Task statement: Exact reproduction is required for the lines bounded by the one containing "Give me the matplotlib source for this chart." and the one containing "plt.rcParams['hatch.linewidth'] = 2.0", both bounds included. Print them without any pictures.

--*--

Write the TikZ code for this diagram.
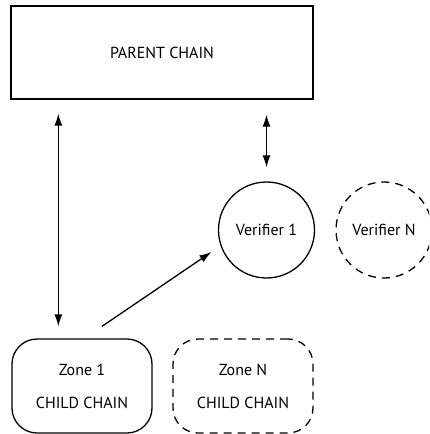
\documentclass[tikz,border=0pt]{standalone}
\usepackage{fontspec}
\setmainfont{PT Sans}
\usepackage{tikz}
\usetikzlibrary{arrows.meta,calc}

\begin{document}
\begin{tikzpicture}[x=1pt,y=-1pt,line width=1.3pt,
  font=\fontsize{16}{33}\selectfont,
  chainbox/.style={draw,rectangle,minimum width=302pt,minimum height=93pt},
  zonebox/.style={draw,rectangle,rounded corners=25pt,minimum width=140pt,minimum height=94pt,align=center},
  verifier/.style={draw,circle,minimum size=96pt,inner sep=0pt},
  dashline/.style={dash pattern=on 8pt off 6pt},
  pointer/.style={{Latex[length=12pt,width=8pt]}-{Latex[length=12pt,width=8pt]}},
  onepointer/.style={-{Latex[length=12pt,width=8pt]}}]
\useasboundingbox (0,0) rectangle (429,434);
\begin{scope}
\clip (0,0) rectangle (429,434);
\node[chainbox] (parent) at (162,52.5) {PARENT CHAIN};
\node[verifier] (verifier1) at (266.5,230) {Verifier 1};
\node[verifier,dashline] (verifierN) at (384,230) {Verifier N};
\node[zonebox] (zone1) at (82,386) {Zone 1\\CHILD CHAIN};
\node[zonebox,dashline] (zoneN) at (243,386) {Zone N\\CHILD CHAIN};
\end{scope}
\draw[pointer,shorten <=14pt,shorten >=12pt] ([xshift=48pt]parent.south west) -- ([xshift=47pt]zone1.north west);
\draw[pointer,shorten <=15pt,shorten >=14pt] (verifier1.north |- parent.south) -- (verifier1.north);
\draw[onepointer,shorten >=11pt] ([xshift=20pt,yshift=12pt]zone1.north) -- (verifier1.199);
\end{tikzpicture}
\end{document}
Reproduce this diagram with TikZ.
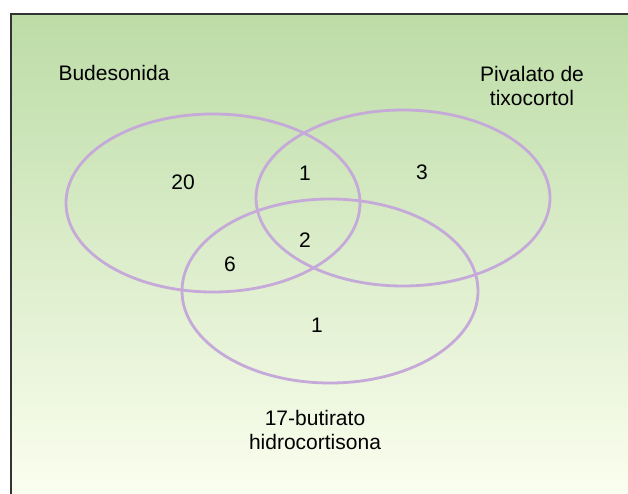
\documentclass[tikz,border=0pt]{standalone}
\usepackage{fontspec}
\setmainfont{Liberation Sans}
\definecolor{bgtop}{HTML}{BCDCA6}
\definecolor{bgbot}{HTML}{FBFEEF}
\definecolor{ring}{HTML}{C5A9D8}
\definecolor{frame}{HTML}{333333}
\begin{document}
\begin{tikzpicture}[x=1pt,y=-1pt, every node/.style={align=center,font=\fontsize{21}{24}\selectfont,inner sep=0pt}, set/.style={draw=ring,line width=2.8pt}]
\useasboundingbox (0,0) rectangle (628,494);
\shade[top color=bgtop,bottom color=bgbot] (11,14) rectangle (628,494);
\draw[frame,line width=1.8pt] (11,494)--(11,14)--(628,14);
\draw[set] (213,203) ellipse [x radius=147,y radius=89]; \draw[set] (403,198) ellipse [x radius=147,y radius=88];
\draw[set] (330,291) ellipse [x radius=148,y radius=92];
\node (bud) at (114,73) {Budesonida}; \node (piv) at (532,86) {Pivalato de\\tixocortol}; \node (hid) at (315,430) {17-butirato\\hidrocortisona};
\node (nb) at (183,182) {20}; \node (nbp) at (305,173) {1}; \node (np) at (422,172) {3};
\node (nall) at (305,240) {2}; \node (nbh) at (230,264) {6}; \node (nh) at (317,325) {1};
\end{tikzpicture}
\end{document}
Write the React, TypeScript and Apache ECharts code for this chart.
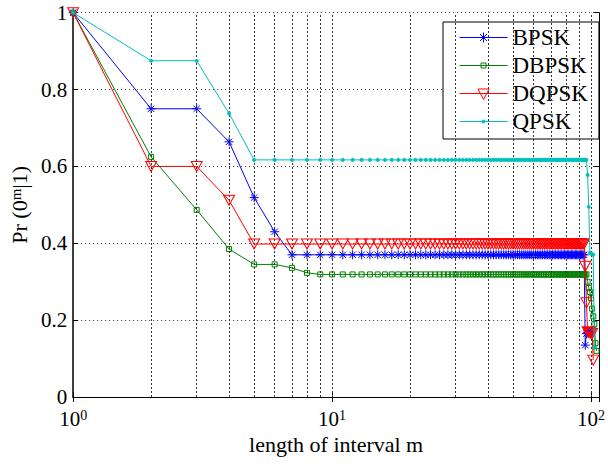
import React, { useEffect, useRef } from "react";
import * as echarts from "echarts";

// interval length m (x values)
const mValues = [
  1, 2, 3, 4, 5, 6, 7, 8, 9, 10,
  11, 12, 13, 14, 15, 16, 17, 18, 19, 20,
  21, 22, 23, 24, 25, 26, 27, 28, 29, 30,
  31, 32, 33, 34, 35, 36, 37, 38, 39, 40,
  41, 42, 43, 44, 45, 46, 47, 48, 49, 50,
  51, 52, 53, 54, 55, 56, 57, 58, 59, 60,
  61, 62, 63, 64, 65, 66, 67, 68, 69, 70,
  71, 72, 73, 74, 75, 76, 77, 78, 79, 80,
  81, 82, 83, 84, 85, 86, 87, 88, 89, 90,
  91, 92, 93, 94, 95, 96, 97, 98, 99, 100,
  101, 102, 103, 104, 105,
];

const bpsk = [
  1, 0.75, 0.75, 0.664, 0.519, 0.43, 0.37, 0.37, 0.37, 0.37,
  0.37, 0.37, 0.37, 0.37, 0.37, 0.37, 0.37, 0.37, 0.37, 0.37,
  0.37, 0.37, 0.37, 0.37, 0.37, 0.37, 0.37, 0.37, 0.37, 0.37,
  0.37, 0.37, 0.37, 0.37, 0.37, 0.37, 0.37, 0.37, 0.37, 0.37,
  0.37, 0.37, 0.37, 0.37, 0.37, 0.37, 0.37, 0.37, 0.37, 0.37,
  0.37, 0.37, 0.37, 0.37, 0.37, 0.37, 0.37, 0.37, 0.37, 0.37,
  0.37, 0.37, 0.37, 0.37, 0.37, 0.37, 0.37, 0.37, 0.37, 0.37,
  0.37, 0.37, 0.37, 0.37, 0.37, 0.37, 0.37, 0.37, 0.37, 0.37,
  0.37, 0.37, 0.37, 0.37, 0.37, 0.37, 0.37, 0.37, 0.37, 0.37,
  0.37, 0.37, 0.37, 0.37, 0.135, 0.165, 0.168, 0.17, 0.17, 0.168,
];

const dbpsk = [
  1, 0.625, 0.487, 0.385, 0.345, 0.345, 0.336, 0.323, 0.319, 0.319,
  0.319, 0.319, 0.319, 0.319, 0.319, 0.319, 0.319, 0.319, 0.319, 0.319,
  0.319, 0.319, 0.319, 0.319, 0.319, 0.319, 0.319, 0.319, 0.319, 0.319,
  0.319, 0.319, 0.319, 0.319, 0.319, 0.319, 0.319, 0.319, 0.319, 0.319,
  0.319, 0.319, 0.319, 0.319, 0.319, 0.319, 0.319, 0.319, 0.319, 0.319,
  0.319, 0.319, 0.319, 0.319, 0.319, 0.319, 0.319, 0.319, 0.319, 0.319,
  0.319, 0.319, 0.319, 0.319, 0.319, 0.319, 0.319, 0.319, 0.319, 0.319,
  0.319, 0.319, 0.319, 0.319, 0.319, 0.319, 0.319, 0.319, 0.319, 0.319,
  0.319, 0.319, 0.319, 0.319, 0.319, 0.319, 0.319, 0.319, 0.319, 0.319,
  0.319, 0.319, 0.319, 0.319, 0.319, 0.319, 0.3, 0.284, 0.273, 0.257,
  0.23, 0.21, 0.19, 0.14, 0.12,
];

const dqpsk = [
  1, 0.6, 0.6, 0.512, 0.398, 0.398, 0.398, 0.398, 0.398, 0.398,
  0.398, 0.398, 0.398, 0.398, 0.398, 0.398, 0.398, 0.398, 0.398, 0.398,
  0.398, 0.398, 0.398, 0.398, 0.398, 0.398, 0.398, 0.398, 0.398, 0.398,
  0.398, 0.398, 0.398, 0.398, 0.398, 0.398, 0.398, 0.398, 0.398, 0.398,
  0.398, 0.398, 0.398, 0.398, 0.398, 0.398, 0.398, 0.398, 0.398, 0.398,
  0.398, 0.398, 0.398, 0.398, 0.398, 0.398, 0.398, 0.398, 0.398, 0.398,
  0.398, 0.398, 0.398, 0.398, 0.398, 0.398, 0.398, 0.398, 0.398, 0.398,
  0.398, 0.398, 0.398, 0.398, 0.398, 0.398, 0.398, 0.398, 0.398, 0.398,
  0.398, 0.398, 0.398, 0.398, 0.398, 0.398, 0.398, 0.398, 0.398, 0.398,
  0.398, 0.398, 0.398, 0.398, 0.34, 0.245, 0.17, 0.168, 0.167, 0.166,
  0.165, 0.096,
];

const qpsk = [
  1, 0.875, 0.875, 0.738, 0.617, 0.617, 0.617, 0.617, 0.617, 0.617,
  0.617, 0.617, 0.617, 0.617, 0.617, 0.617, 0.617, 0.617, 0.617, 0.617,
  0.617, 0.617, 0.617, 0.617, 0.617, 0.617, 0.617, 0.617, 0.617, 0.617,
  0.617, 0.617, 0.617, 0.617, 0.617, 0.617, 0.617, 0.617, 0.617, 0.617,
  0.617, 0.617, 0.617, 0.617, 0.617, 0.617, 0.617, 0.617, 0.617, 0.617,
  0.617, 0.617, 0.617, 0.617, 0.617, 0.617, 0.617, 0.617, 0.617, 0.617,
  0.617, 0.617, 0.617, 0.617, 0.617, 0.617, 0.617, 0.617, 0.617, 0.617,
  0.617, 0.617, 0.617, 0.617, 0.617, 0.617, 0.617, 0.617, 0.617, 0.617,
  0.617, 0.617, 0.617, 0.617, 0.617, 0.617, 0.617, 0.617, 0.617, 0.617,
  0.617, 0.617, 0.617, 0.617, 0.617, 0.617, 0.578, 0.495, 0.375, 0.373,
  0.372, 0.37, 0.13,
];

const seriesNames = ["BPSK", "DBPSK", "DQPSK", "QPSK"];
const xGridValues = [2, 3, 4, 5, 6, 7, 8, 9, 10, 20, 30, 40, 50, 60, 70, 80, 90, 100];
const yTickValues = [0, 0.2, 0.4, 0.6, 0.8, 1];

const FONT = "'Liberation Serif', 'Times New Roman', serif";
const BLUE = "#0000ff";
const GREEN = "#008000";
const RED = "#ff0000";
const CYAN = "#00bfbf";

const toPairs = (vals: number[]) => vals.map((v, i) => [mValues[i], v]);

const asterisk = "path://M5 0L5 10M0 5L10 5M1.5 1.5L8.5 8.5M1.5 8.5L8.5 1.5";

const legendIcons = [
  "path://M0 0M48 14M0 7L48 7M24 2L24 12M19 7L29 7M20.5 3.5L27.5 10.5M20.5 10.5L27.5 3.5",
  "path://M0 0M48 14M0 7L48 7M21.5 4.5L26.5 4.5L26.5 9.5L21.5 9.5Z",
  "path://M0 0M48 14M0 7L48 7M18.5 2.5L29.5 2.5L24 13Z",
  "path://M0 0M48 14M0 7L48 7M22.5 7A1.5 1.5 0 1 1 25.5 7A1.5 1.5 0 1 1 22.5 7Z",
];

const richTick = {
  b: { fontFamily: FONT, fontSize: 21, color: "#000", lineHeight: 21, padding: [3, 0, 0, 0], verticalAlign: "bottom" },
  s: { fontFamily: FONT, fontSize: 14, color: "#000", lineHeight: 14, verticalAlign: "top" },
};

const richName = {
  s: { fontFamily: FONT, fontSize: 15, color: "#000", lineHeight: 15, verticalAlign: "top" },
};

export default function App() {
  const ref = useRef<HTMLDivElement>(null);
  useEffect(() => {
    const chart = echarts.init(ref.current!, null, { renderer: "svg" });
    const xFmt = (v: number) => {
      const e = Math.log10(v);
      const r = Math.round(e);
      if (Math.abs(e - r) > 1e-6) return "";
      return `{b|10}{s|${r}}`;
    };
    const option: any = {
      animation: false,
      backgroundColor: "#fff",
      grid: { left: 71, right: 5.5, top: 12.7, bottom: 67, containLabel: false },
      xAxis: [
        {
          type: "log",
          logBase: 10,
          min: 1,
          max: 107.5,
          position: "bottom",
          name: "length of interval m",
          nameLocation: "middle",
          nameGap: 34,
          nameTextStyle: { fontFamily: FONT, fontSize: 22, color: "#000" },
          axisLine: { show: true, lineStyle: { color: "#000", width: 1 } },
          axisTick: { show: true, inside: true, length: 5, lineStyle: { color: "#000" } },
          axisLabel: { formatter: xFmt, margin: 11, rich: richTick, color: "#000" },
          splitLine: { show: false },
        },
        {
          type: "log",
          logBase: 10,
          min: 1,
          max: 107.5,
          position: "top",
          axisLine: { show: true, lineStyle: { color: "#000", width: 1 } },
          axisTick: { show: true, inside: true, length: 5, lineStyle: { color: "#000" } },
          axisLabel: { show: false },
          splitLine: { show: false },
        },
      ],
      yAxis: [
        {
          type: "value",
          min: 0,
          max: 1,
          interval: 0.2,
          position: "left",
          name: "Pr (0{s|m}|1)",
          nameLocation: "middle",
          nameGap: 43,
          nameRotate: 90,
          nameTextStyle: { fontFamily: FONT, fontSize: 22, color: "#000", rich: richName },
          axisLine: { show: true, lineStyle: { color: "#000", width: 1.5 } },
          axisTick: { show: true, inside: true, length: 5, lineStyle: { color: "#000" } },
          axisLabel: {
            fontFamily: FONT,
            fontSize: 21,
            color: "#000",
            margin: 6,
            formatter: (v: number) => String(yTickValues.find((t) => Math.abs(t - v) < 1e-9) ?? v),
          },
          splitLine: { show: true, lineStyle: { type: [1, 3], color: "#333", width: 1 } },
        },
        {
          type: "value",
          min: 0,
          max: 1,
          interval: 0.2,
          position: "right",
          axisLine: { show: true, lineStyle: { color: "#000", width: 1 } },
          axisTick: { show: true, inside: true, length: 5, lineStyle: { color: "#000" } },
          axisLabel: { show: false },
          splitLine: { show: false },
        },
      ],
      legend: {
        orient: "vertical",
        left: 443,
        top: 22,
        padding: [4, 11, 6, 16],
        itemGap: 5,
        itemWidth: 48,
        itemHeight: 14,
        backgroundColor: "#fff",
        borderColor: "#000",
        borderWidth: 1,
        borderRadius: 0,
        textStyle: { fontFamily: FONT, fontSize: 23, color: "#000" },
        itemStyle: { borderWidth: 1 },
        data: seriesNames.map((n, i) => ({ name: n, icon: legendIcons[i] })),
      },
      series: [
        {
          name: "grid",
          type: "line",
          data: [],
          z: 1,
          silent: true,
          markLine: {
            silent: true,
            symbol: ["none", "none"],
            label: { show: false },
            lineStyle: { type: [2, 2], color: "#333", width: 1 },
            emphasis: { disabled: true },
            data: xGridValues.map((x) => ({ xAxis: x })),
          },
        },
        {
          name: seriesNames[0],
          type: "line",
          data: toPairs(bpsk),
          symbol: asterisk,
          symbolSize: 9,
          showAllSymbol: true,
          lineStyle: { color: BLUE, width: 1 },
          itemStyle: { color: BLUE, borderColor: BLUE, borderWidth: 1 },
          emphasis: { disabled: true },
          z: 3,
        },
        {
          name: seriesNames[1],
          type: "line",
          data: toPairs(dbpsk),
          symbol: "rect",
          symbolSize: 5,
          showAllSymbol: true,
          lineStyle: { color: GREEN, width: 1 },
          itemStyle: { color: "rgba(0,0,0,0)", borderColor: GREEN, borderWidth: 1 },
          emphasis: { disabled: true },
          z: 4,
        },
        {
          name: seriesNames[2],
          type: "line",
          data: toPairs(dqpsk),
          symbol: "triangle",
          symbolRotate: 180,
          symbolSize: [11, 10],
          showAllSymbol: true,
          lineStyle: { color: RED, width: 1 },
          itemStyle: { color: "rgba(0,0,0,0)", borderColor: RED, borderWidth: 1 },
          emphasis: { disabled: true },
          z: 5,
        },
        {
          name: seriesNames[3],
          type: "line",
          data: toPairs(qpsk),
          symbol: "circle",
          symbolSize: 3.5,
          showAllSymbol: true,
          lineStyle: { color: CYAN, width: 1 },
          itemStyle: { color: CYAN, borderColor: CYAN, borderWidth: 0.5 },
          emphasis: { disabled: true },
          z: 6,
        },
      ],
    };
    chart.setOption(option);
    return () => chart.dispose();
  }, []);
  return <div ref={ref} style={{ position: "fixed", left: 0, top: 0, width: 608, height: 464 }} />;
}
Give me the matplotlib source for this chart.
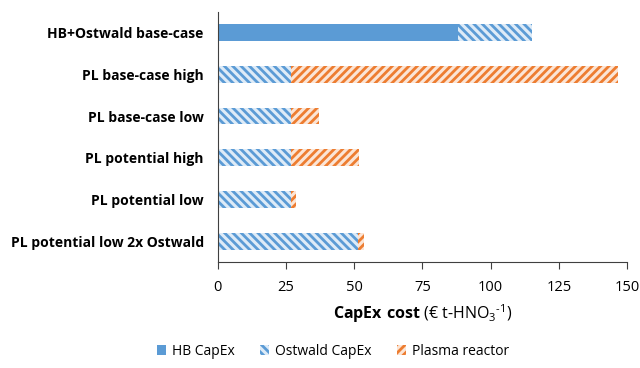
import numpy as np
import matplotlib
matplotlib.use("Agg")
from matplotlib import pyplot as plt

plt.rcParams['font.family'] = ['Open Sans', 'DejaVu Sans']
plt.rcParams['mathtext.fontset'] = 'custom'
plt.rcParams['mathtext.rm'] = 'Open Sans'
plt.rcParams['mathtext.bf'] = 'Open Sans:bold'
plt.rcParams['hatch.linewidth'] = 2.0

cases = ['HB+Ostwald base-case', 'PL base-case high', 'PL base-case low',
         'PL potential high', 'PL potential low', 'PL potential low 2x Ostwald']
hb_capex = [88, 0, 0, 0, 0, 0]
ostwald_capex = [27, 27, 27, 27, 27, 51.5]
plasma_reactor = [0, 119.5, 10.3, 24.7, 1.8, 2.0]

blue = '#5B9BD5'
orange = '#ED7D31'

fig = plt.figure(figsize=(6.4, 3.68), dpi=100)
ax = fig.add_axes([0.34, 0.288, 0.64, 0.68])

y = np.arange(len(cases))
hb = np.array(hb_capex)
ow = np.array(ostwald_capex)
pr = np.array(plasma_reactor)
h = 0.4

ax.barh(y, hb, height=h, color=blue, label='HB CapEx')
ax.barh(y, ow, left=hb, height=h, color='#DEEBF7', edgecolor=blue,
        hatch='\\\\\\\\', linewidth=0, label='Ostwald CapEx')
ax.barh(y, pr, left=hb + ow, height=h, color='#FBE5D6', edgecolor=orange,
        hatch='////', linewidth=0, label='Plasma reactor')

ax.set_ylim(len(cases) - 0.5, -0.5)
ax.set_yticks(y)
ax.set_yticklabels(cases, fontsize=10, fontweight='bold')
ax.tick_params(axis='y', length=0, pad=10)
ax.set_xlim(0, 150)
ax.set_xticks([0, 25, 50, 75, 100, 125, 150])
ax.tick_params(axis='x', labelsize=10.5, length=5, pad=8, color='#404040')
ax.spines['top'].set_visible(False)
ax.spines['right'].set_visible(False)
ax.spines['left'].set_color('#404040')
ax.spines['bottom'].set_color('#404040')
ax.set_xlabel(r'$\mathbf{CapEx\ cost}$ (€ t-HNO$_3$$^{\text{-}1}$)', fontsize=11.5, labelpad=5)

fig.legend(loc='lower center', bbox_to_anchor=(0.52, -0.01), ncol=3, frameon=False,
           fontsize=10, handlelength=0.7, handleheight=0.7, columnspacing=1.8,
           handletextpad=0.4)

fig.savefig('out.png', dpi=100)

--*--

Exercise result:
Give me the matplotlib source for this chart.
import numpy as np
import matplotlib
matplotlib.use("Agg")
from matplotlib import pyplot as plt

plt.rcParams['font.family'] = ['Open Sans', 'DejaVu Sans']
plt.rcParams['mathtext.fontset'] = 'custom'
plt.rcParams['mathtext.rm'] = 'Open Sans'
plt.rcParams['mathtext.bf'] = 'Open Sans:bold'
plt.rcParams['hatch.linewidth'] = 2.0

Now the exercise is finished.